#1. Guess Algoritm (Variavéis resposta: Categorica variavel explicativa: Numerica (1)) - Só importa a variavel explicativa neste algoritmo
Algoritmo que escolhe p% de vezes um resultado. O treino deste algoritmo prende-se em otimizar p, isto é, o valor de p que retorna maior accuracy nos testes.
##1.Exportação de Dados
# define the outcome and predictors
data(heights)
y <- heights$sex
x <- heights$height
#Divisão do Treino e do Teste
set.seed(2)
test_index <- createDataPartition(y, times = 1, p = 0.5, list = FALSE)
test_set <- heights[test_index, ]
train_set <- heights[-test_index, ]
head(test_set)
## sex height
## 3 Male 68
## 4 Male 74
## 5 Male 61
## 6 Female 65
## 8 Female 62
## 13 Male 69
##2.Analise de dados
ggpairs(heights, columns = 1:2, ggplot2::aes(colour=sex))
## `stat_bin()` using `bins = 30`. Pick better value with `binwidth`.
##3.Guess Algoritm
# guess the outcome
pp <- seq(0, 1, 0.001)
accuracy <- map_df(pp, function(p){ ##Este algoritmo descobre o melhor p
n <- length(test_index)
y_hat <- sample(c("Male", "Female"), n, replace = TRUE, prob=c(p, 1-p)) %>%
factor(levels = levels(train_set$sex))
accu=mean(y_hat == train_set$sex)
tibble(accura=accu)
})
p=pp[which.max(accuracy$accura)]
p
## [1] 0.999
n <- length(test_index)
y_hat <- sample(c("Male", "Female"), n, replace = TRUE, prob=c(p, 1-p)) %>%
factor(levels = levels(test_set$sex))
mean(y_hat == test_set$sex)
## [1] 0.7733333
confusionMatrix(data = y_hat,reference = test_set$sex)

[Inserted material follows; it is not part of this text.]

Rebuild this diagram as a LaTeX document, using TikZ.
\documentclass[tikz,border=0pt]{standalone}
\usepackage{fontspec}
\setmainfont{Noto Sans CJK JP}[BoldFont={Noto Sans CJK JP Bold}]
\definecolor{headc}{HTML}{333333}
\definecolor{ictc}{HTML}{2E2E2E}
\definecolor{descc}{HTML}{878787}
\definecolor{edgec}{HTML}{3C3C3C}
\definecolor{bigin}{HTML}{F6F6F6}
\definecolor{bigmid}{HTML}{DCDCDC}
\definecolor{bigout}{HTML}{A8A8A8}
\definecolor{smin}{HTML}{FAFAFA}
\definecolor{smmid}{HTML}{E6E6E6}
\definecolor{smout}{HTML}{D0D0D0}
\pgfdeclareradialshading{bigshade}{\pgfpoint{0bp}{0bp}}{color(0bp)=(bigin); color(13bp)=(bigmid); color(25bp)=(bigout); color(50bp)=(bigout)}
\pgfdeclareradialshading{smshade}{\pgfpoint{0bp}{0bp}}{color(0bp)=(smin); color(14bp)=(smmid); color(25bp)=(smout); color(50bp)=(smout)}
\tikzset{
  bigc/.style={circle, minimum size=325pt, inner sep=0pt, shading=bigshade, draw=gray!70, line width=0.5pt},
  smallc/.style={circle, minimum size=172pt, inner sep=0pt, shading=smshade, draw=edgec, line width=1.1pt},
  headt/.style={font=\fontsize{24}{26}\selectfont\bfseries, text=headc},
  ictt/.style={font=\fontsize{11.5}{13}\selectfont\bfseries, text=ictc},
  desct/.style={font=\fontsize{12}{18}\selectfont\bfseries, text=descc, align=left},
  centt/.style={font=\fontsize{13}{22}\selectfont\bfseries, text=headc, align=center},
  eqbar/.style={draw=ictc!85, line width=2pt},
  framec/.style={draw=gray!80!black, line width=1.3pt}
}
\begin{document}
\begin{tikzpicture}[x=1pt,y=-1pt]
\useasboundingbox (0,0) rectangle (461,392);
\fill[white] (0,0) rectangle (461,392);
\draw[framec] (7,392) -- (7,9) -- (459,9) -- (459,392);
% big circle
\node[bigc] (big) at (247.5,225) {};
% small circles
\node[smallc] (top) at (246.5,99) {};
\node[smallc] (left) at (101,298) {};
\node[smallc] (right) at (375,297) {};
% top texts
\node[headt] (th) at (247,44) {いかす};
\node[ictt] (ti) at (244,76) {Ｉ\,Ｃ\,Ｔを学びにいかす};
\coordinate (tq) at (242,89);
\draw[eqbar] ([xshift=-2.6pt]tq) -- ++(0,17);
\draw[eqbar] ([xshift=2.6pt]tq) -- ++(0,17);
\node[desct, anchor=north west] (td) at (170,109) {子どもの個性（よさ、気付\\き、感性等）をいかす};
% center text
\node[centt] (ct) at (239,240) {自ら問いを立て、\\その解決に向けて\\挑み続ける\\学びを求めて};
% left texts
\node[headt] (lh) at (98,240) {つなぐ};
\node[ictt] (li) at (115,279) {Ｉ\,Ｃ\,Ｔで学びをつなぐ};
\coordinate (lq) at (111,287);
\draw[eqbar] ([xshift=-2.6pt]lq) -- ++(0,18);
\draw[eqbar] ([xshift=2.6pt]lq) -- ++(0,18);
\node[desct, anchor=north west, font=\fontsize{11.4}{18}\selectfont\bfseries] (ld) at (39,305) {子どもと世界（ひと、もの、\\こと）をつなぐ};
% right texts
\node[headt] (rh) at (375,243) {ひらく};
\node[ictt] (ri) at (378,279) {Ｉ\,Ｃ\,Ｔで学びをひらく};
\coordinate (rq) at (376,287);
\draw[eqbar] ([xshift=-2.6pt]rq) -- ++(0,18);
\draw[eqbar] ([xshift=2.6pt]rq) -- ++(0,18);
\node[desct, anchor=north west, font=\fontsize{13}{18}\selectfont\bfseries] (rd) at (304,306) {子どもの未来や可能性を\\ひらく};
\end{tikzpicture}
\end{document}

## Confusion Matrix and Statistics
##
## Reference
## Prediction Female Male
## Female 0 0
## Male 119 406
##
## Accuracy : 0.7733
## 95% CI : (0.7351, 0.8085)
## No Information Rate : 0.7733
## P-Value [Acc > NIR] : 0.5246
##
## Kappa : 0
##
## Mcnemar's Test P-Value : <2e-16
##
## Sensitivity : 0.0000
## Specificity : 1.0000
## Pos Pred Value : NaN
## Neg Pred Value : 0.7733
## Prevalence : 0.2267
## Detection Rate : 0.0000
## Detection Prevalence : 0.0000
## Balanced Accuracy : 0.5000
##
## 'Positive' Class : Female
##